Dataset records start

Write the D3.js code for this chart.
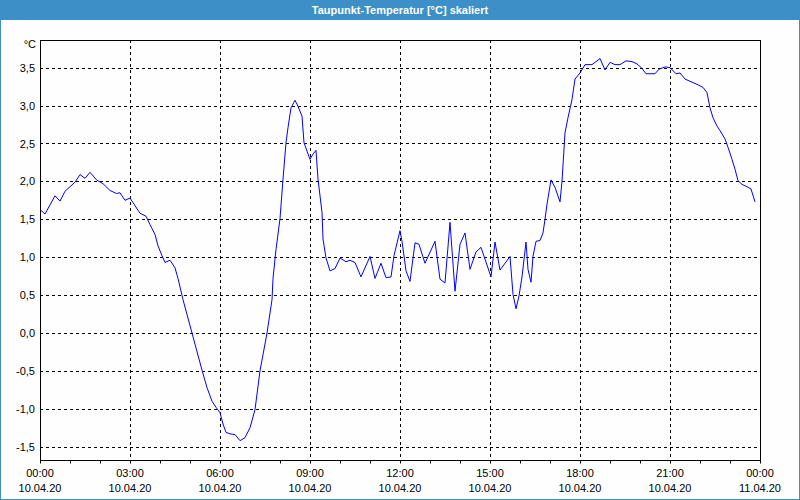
<!DOCTYPE html>
<html><head><meta charset="utf-8">
<script src="https://cdn.jsdelivr.net/npm/d3@7"></script>
<style>
html,body{margin:0;padding:0;background:#fff;}
svg{display:block;}
text{font-family:"Liberation Sans",Arial,sans-serif;}
</style></head>
<body>
<svg id="c" width="800" height="500"></svg>
<script>
const title = "Taupunkt-Temperatur [°C] skaliert";
const unitLabel = "°C";
// minutes since 10.04.20 00:00
const minutes = [0,10,30,40,50,70,80,90,100,113,126,140,153,160,170,180,186,200,212,220,230,236,244,250,260,270,276,286,304,324,334,344,352,360,366,372,380,390,400,410,420,430,440,454,464,466,472,480,486,492,496,502,510,516,524,528,534,540,546,552,556,564,566,572,580,590,600,612,620,630,642,660,670,682,692,702,708,720,724,732,740,750,758,770,790,800,810,820,830,840,850,860,872,882,902,910,920,940,946,952,958,964,972,976,982,986,992,1000,1006,1010,1014,1022,1030,1040,1044,1050,1056,1064,1070,1080,1090,1104,1120,1130,1140,1150,1160,1172,1184,1194,1204,1212,1230,1238,1250,1260,1272,1280,1290,1300,1314,1326,1334,1340,1346,1354,1360,1370,1376,1384,1390,1396,1404,1414,1422,1430];
const values = [1.63,1.57,1.81,1.74,1.87,1.99,2.09,2.04,2.12,2.02,1.97,1.88,1.84,1.85,1.75,1.78,1.72,1.58,1.54,1.43,1.30,1.15,1.02,0.93,0.96,0.86,0.72,0.44,0.0,-0.49,-0.72,-0.90,-0.98,-1.05,-1.20,-1.31,-1.33,-1.34,-1.42,-1.38,-1.25,-1.01,-0.50,0.0,0.44,0.72,1.10,1.51,2.03,2.51,2.71,2.97,3.07,2.99,2.86,2.51,2.40,2.29,2.36,2.41,2.03,1.59,1.24,0.99,0.82,0.85,0.99,0.94,0.96,0.93,0.74,1.01,0.72,0.92,0.73,0.74,1.02,1.35,1.21,0.82,0.68,1.19,1.17,0.92,1.21,0.71,0.66,1.46,0.55,1.17,1.32,0.84,1.07,1.13,0.74,1.20,0.83,1.01,0.51,0.32,0.49,0.74,1.20,0.84,0.67,1.01,1.21,1.22,1.32,1.50,1.70,2.02,1.92,1.73,2.00,2.64,2.84,3.08,3.35,3.43,3.54,3.54,3.62,3.47,3.57,3.54,3.54,3.59,3.58,3.55,3.49,3.42,3.42,3.48,3.51,3.50,3.42,3.43,3.35,3.32,3.28,3.24,3.17,2.97,2.84,2.73,2.67,2.56,2.45,2.29,2.16,2.01,1.96,1.93,1.90,1.73];
const yTicks = [-1.5,-1.0,-0.5,0.0,0.5,1.0,1.5,2.0,2.5,3.0,3.5];
const xTickMinutes = [0,180,360,540,720,900,1080,1260,1440];
const xTickTimes = ["00:00","03:00","06:00","09:00","12:00","15:00","18:00","21:00","00:00"];
const xTickDates = ["10.04.20","10.04.20","10.04.20","10.04.20","10.04.20","10.04.20","10.04.20","10.04.20","11.04.20"];
const minorTickMinutes = d3.range(0,1441,60);

const svg = d3.select("#c");
const W=800,H=500;
const L=40,R=760,T=40,B=460;
const blue="#3c8fc7";

// frame
svg.append("rect").attr("x",0).attr("y",0).attr("width",W).attr("height",H).attr("fill","#fdfefd");
svg.append("rect").attr("x",0).attr("y",0).attr("width",W).attr("height",20).attr("fill",blue);
svg.append("rect").attr("x",0.5).attr("y",0.5).attr("width",W-1).attr("height",H-1).attr("fill","none").attr("stroke",blue);
svg.append("text").attr("x",W/2).attr("y",14).attr("text-anchor","middle")
  .attr("fill","#fff").attr("font-weight","bold").attr("font-size","11px").text(title);

const x = d3.scaleLinear().domain([0,1440]).range([L,R]);
const y = d3.scaleLinear().domain([-1.675,3.865]).range([B,T]);

// grid
const g = svg.append("g");
g.selectAll(".hg").data(yTicks).join("line")
  .attr("x1",L).attr("x2",R).attr("y1",d=>Math.round(y(d))+0.5).attr("y2",d=>Math.round(y(d))+0.5)
  .attr("stroke","#000").attr("stroke-dasharray","3,3");
g.selectAll(".vg").data(xTickMinutes.slice(1,-1)).join("line")
  .attr("y1",T).attr("y2",B).attr("x1",d=>Math.round(x(d))+0.5).attr("x2",d=>Math.round(x(d))+0.5)
  .attr("stroke","#000").attr("stroke-dasharray","3,3");

// data line
svg.append("path").datum(minutes.map((m,i)=>[m,values[i]]))
  .attr("fill","none").attr("stroke","#0000ff").attr("stroke-width",1)
  .attr("d",d3.line().x(d=>x(d[0])).y(d=>y(d[1])));

// plot border
svg.append("rect").attr("x",L+0.5).attr("y",T+0.5).attr("width",R-L).attr("height",B-T)
  .attr("fill","none").attr("stroke","#000");

// y axis labels
const yAxis = d3.axisLeft(y).tickValues(yTicks).tickSize(0).tickPadding(5)
  .tickFormat(d=>d3.format(".1f")(d).replace(".",",").replace("−","-"));
const ya = svg.append("g").attr("transform",`translate(${L},0)`).call(yAxis);
ya.select(".domain").remove();
ya.selectAll("text").attr("font-family","Liberation Sans, Arial, sans-serif").attr("font-size","11px").attr("fill","#000");
svg.append("text").attr("x",L-4).attr("y",T+8).attr("text-anchor","end").attr("font-size","11px").attr("fill","#000").text(unitLabel);

// x axis minor ticks
const xAxis = d3.axisBottom(x).tickValues(minorTickMinutes).tickSize(3).tickFormat("");
const xa = svg.append("g").attr("transform",`translate(0,${B+0.5})`).call(xAxis);
xa.select(".domain").remove();
xa.selectAll("line").attr("stroke","#000");

const lab = svg.append("g");
lab.selectAll(".t1").data(xTickMinutes).join("text")
  .attr("x",d=>x(d)).attr("y",477).attr("text-anchor","middle").attr("font-size","11px").attr("fill","#000")
  .text((d,i)=>xTickTimes[i]);
lab.selectAll(".t2").data(xTickMinutes).join("text")
  .attr("x",d=>x(d)).attr("y",492).attr("text-anchor","middle").attr("font-size","11px").attr("fill","#000")
  .text((d,i)=>xTickDates[i]);
</script>
</body></html>
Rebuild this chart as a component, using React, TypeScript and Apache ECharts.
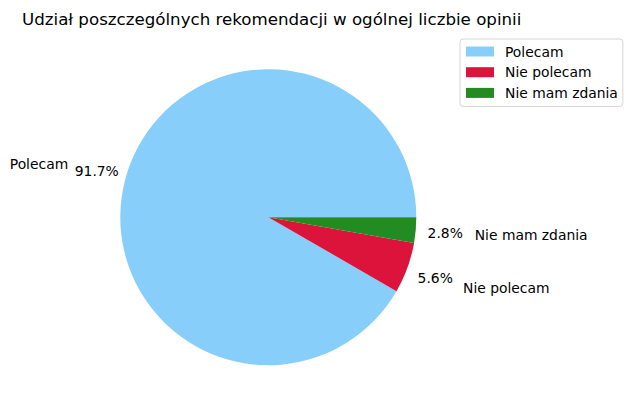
import React, { useEffect, useRef } from "react";
import * as echarts from "echarts";

const titleText = "Udział poszczególnych rekomendacji w ogólnej liczbie opinii";
const categories = ["Polecam", "Nie polecam", "Nie mam zdania"];
const counts = [33, 2, 1];
const colors = ["#87CEFA", "#DC143C", "#228B22"];

const FONT = "DejaVu Sans";
const FS = 13.89;
const CX = 268.3;
const CY = 217.2;
const R = 148;

export default function App() {
  const ref = useRef<HTMLDivElement>(null);
  useEffect(() => {
    if (!ref.current) return;
    const chart = echarts.init(ref.current, null, { renderer: "svg" });
    const total = counts.reduce((a, b) => a + b, 0);
    const pieData = categories.map((name, i) => ({
      name,
      value: counts[i],
      itemStyle: { color: colors[i] },
    }));
    const pctData = categories.map((name, i) => ({
      name: "pct-" + name,
      value: counts[i],
      itemStyle: { color: "rgba(0,0,0,0)" },
    }));
    chart.setOption({
      animation: false,
      backgroundColor: "#ffffff",
      title: {
        text: titleText,
        left: 17,
        top: 6,
        textStyle: { fontFamily: FONT, fontSize: 16.67, fontWeight: "normal", color: "#000" },
      },
      legend: {
        orient: "vertical",
        left: 460,
        top: 39,
        data: categories,
        icon: "rect",
        itemWidth: 28,
        itemHeight: 10,
        itemGap: 5.7,
        padding: [5, 5, 6, 6],
        backgroundColor: "#fff",
        borderColor: "#d5d5d5",
        borderWidth: 1,
        borderRadius: 3,
        selectedMode: false,
        textStyle: {
          fontFamily: FONT,
          fontSize: FS,
          color: "#000",
          lineHeight: 15,
          padding: [0, 0, 0, 6],
        },
      },
      series: [
        {
          type: "pie",
          center: [CX, CY],
          radius: R,
          startAngle: 0,
          clockwise: false,
          avoidLabelOverlap: false,
          silent: true,
          data: pieData,
          label: {
            show: true,
            position: "outside",
            formatter: "{b}",
            fontFamily: FONT,
            fontSize: FS,
            color: "#000",
            distanceToLabelLine: 0,
          },
          labelLine: { show: false, length: R * 0.4, length2: 0 },
          emphasis: { disabled: true },
        },
        {
          type: "pie",
          center: [CX, CY],
          radius: [R * 1.2 - 3 - 4, R * 1.2 - 3 + 4],
          startAngle: 0,
          clockwise: false,
          avoidLabelOverlap: false,
          silent: true,
          data: pctData,
          label: {
            show: true,
            position: "inside",
            formatter: (p: any) => ((p.value / total) * 100).toFixed(1) + "%",
            fontFamily: FONT,
            fontSize: FS,
            color: "#000",
          },
          labelLine: { show: false },
          emphasis: { disabled: true },
        },
      ],
    });
    return () => chart.dispose();
  }, []);
  return (
    <div
      ref={ref}
      style={{ position: "fixed", left: 0, top: 0, width: 633, height: 412 }}
    />
  );
}
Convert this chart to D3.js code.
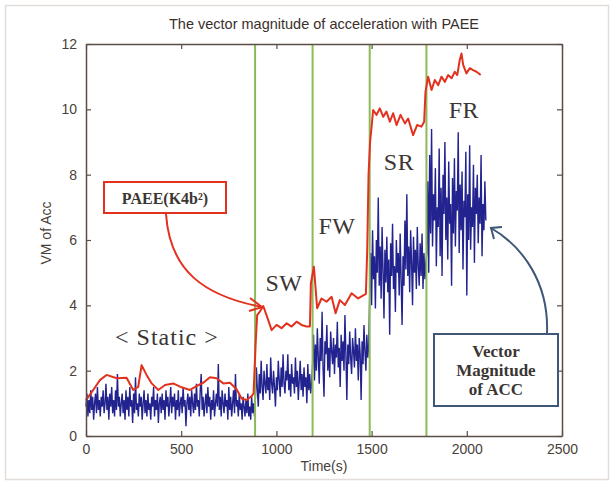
<!DOCTYPE html>
<html>
<head>
<meta charset="utf-8">
<script src="https://cdn.jsdelivr.net/npm/d3@7"></script>
<style>
  body { margin: 0; background: #fff; }
  svg { display: block; }
</style>
</head>
<body>
<svg id="chart" width="614" height="484"></svg>
<script>
// VM of acceleration, sampled every 5 s, one array per activity
const sampleStep = 5;
const vmStatic = [
  0.9,1.3,0.6,1.1,0.7,1.4,0.8,1.2,0.5,1.0,1.3,0.7,1.5,0.8,1.1,0.6,1.2,0.9,1.4,0.7,
  1.0,1.6,0.8,1.2,0.5,1.3,0.9,1.5,0.7,1.1,0.6,1.4,0.8,1.9,0.9,1.2,0.6,1.0,1.3,0.7,
  1.1,0.5,1.4,0.8,1.2,0.6,1.5,0.9,1.1,0.4,1.3,0.7,1.8,0.8,1.0,0.6,1.3,0.9,1.2,0.5,
  1.0,1.4,0.7,1.1,0.6,1.3,0.8,1.0,0.5,1.2,0.9,1.5,0.6,1.1,0.8,1.3,0.4,1.0,1.2,0.7,
  1.3,0.8,1.1,0.5,1.4,0.9,1.2,0.6,1.0,1.5,0.7,1.2,0.9,1.3,0.5,1.1,0.8,1.4,0.6,1.0,
  1.2,0.7,1.5,0.9,1.1,0.3,1.0,1.3,0.8,1.2,0.6,1.4,1.0,0.7,1.3,0.8,1.6,0.9,1.1,0.6,
  1.4,1.9,0.8,1.2,0.6,1.0,1.3,0.7,1.5,0.9,1.2,0.5,1.1,0.8,1.4,0.6,1.0,1.3,0.9,2.2,
  0.8,1.2,0.6,1.4,1.0,0.7,1.3,0.9,1.1,0.5,1.5,0.8,1.2,0.6,1.0,1.4,0.7,1.9,0.9,1.1,
  0.6,1.3,0.8,1.0,0.5,1.2,0.9,0.6,1.1,0.7,1.3,0.6,0.9,0.5,1.2,0.7,1.0,0.6
];
const vmSW = [
  1.2,2.1,1.4,0.9,1.9,1.3,2.3,1.5,1.1,2.0,1.6,1.3,2.2,1.4,1.8,1.1,2.4,1.6,1.3,2.0,
  1.5,0.9,1.8,1.4,2.3,1.7,1.2,2.1,1.5,2.5,1.6,1.3,2.0,1.7,2.5,1.4,1.9,1.2,2.2,1.6,
  1.8,1.3,2.4,1.5,2.0,1.1,1.7,2.3,1.4,1.9,1.2,2.1,1.5,1.8,1.0,2.2,1.4,1.9,1.3,1.6
];
const vmFW = [
  2.2,3.1,1.7,2.8,2.0,3.3,2.4,1.6,3.0,2.3,3.8,2.1,1.2,2.9,2.5,3.4,2.0,2.7,1.8,3.2,
  2.6,2.2,3.0,1.9,2.8,2.4,3.5,2.1,2.7,1.5,3.1,2.3,2.9,2.0,3.7,2.5,1.1,2.8,2.2,3.2,
  2.4,1.9,3.0,2.6,2.1,3.3,2.3,2.8,1.7,3.0,2.5,1.1,2.9,2.2,3.4,2.6,2.0,3.1,2.4,2.8
];
const vmSR = [
  4.3,5.6,4.0,6.3,4.8,5.5,3.9,6.0,5.0,7.3,4.6,5.8,4.2,6.4,5.1,3.6,5.7,4.7,6.1,4.4,
  5.4,3.1,5.9,4.9,6.5,4.5,5.2,3.8,6.0,5.0,5.6,4.3,6.2,4.8,3.4,5.5,4.6,6.6,5.1,7.4,
  4.9,5.8,4.4,6.3,5.3,4.0,6.1,5.0,5.7,4.5,6.4,5.2,4.6,5.9,4.9,6.2,4.5,5.6,4.8,5.3
];
const vmFR = [
  5.6,7.8,5.0,8.6,6.2,9.4,5.8,7.4,6.6,8.2,5.2,7.0,6.4,8.8,5.5,7.6,4.9,8.0,6.8,9.0,
  6.0,7.3,5.4,8.4,6.5,7.1,4.6,7.9,6.2,8.5,5.8,7.5,6.9,9.3,5.6,7.7,6.3,8.1,5.1,7.2,
  6.7,8.7,4.3,7.4,6.0,8.9,5.7,7.0,6.4,8.3,5.3,7.6,6.8,8.0,5.9,7.3,6.5,8.6,5.5,7.1,
  6.3,7.8,6.6
];
const segmentStarts = [0, 890, 1190, 1490, 1790];

// PAEE (K4b2) line
const paeeTime = [0,38,73,108,161,213,248,274,292,318,345,380,415,458,502,546,581,616,651,686,
  721,756,791,817,843,870,880,891,899,913,931,948,975,1001,1027,1054,1080,1106,1132,1158,
  1176,1181,1197,1214,1237,1263,1290,1311,1333,1360,1395,1429,1459,1470,1477,1484,1492,1500,1508,1526,
  1543,1561,1578,1596,1613,1631,1652,1675,1692,1718,1739,1762,1776,1783,1797,1815,1832,1850,1867,1885,
  1902,1920,1937,1950,1963,1972,1981,1998,2016,2033,2051,2073];
const paeeValue = [1.1,1.41,1.71,1.87,1.77,1.78,1.41,1.5,2.17,1.87,1.61,1.41,1.56,1.61,1.49,1.41,1.53,1.63,1.8,1.77,
  1.61,1.63,1.43,1.15,1.1,1.22,1.3,2.84,3.7,3.81,3.98,3.7,3.24,3.4,3.3,3.45,3.35,3.5,3.4,3.35,
  3.35,4.67,5.18,3.91,4.21,4.11,4.26,3.76,4.16,4.01,4.37,4.21,4.31,4.35,5.69,8.0,9.0,9.47,9.98,9.83,
  10.03,9.77,9.93,9.62,9.88,9.52,9.83,9.57,9.72,9.21,9.52,9.47,9.62,10.54,11.0,10.59,10.9,10.74,11.0,10.84,
  11.05,10.95,11.15,11.05,11.51,11.71,11.36,11.1,11.26,11.2,11.15,11.05];

// activity boundaries and labels
const boundaries = [888, 1190, 1490, 1788];
const activityNames = ["< Static >", "SW", "FW", "SR", "FR"];
const activityTime = [425, 1040, 1318, 1644, 1985];
const activityLevel = [2.8, 4.45, 6.18, 8.14, 9.73];

const xTicks = [0, 500, 1000, 1500, 2000, 2500];
const yTicks = [0, 2, 4, 6, 8, 10, 12];

const svg = d3.select("#chart");
const m = {left: 86, right: 562, top: 44, bottom: 436};
const axisCol = "#5b4d46", textCol = "#4a3f3a";

const x = d3.scaleLinear().domain([0, 2500]).range([m.left, m.right]);
const y = d3.scaleLinear().domain([0, 12]).range([m.bottom, m.top]);

// faint outer frame of the figure
svg.append("rect").attr("x", 5.5).attr("y", 5.5).attr("width", 603).attr("height", 474)
  .attr("fill", "none").attr("stroke", "#e2ddd8").attr("stroke-width", 1.5);

const vmPoints = [];
[vmStatic, vmSW, vmFW, vmSR, vmFR].forEach((arr, k) => {
  arr.forEach((v, i) => vmPoints.push([segmentStarts[k] + i*sampleStep, v]));
});
const paeePoints = paeeTime.map((t, i) => [t, paeeValue[i]]);

const line = d3.line().x(d => x(d[0])).y(d => y(d[1]));

svg.append("path").datum(vmPoints).attr("d", line)
  .attr("fill", "none").attr("stroke", "#22238f").attr("stroke-width", 1.4)
  .attr("stroke-linejoin", "miter");

svg.selectAll(".bound").data(boundaries).join("line")
  .attr("x1", d => x(d)).attr("x2", d => x(d))
  .attr("y1", m.top).attr("y2", m.bottom)
  .attr("stroke", "#8dba58").attr("stroke-width", 2);

svg.append("path").datum(paeePoints).attr("d", line)
  .attr("fill", "none").attr("stroke", "#e2321f").attr("stroke-width", 2)
  .attr("stroke-linejoin", "round");

// axes, MATLAB style box with inward ticks
const ax = svg.append("g");
const fmt = d3.format("d");

const axBottom = d3.axisBottom(x).tickValues(xTicks).tickFormat(fmt).tickSizeInner(-5).tickSizeOuter(0).tickPadding(8);
const axTop = d3.axisTop(x).tickValues(xTicks).tickSizeInner(-5).tickSizeOuter(0).tickFormat("");
const axLeft = d3.axisLeft(y).tickValues(yTicks).tickFormat(fmt).tickSizeInner(-5).tickSizeOuter(0).tickPadding(9);
const axRight = d3.axisRight(y).tickValues(yTicks).tickSizeInner(-5).tickSizeOuter(0).tickFormat("");

[[axBottom, `translate(0,${m.bottom})`], [axTop, `translate(0,${m.top})`],
 [axLeft, `translate(${m.left},0)`], [axRight, `translate(${m.right},0)`]].forEach(([a, tr]) => {
  const g = ax.append("g").attr("transform", tr).call(a);
  g.select(".domain").attr("stroke", axisCol).attr("stroke-width", 1.5);
  g.selectAll(".tick line").attr("stroke", axisCol).attr("stroke-width", 1.2);
  g.selectAll(".tick text").attr("fill", textCol).attr("font-size", 14)
    .attr("font-family", "Liberation Sans, Arial, sans-serif");
});

svg.append("text").attr("x", (m.left + m.right)/2).attr("y", 29)
  .attr("text-anchor", "middle").attr("font-family", "Liberation Sans, Arial, sans-serif")
  .attr("font-size", 14.5).attr("fill", "#3a302c")
  .text("The vector magnitude of acceleration with PAEE");

svg.append("text").attr("x", (m.left + m.right)/2).attr("y", 471)
  .attr("text-anchor", "middle").attr("font-family", "Liberation Sans, Arial, sans-serif")
  .attr("font-size", 14).attr("fill", textCol).text("Time(s)");

svg.append("text").attr("transform", "translate(51,233) rotate(-90)")
  .attr("text-anchor", "middle").attr("font-family", "Liberation Sans, Arial, sans-serif")
  .attr("font-size", 14).attr("fill", textCol).text("VM of Acc");

// activity labels
svg.selectAll(".act").data(activityNames).join("text")
  .attr("x", (d, i) => x(activityTime[i])).attr("y", (d, i) => y(activityLevel[i]))
  .attr("text-anchor", "middle").attr("font-family", "Liberation Serif, Times New Roman, serif")
  .attr("font-size", 24).attr("letter-spacing", (d, i) => i === 0 ? 1 : 0.5)
  .attr("fill", "#3b3633")
  .text(d => d);

// PAEE call-out
svg.append("rect").attr("x", 104).attr("y", 182).attr("width", 122).attr("height", 31)
  .attr("fill", "#fff").attr("stroke", "#e2321f").attr("stroke-width", 2);
svg.append("text").attr("x", 165).attr("y", 203.5).attr("text-anchor", "middle")
  .attr("font-family", "Liberation Serif, Times New Roman, serif").attr("font-weight", "bold")
  .attr("font-size", 16).attr("fill", "#3b3633").text("PAEE(K4b²)");
svg.append("path").attr("d", "M166,214 C170,272 205,296 262,307")
  .attr("fill", "none").attr("stroke", "#e2321f").attr("stroke-width", 2);
svg.append("path").attr("d", "M250,298 L262,307 L249,311")
  .attr("fill", "none").attr("stroke", "#e2321f").attr("stroke-width", 2);

// VM call-out
svg.append("rect").attr("x", 434).attr("y", 334).attr("width", 124).attr("height", 72)
  .attr("fill", "#fff").attr("stroke", "#3f5878").attr("stroke-width", 2);
["Vector", "Magnitude", "of ACC"].forEach((s, i) => {
  svg.append("text").attr("x", 496).attr("y", 357 + i*19).attr("text-anchor", "middle")
    .attr("font-family", "Liberation Serif, Times New Roman, serif").attr("font-weight", "bold")
    .attr("font-size", 17).attr("fill", "#3b3633").text(s);
});
svg.append("path").attr("d", "M547,333 C549,282 522,246 491,228")
  .attr("fill", "none").attr("stroke", "#3f5878").attr("stroke-width", 2);
svg.append("path").attr("d", "M494,239 L491,228 L502,227")
  .attr("fill", "none").attr("stroke", "#3f5878").attr("stroke-width", 2);
</script>
</body>
</html>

Dataset records end

What this task involves
State only how many lines in the material include "React".

Answer for this exercise
2